Baker explained that the nation’s current financial problems are the result of the burst housing bubble, which sent the economy into its downturn. He painted a stark picture of how this devastated the savings rate of Americans: People who were spending money based on their housing wealth stopped spending when their houses lost value, and the savings rate fell to zero between 2002 and 2007.

More government stimulus is how to get the economy moving forward, he said.

In touting the stability and longevity of Social Security, Baker told the B’nai B’rith conference that experts agree the social program could continue to be fully funded through 2039 even if we do nothing to it.
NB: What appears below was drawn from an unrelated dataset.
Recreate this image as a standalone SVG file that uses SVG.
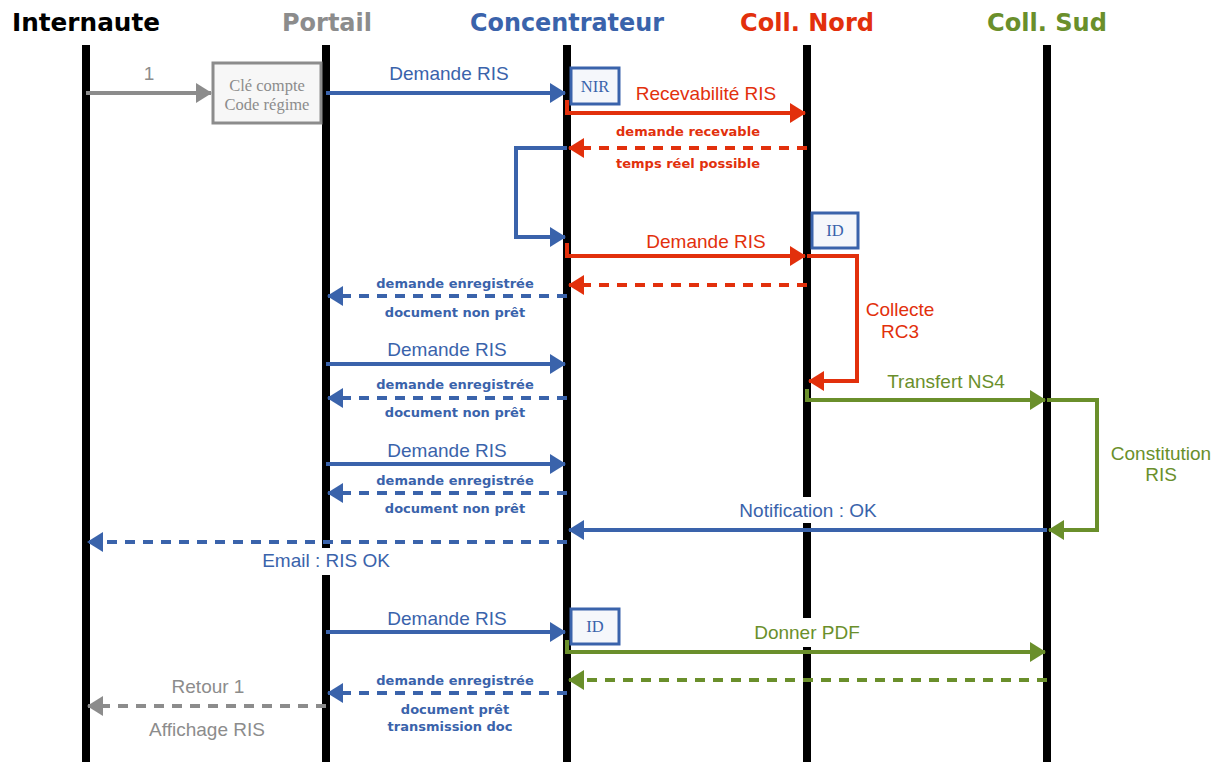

This is contrary to most Americans’ perception of the program’s solvency.

That is why Baker said the recent suggestions from the leaders of the Commission on Fiscal Responsibility and Reform to reduce Social Security benefits, something that would heavily impact near-retirees, is so damaging.

Many will not have the value of their homes to fall back on for income and Social Security could be their major, and in some cases only, source of income.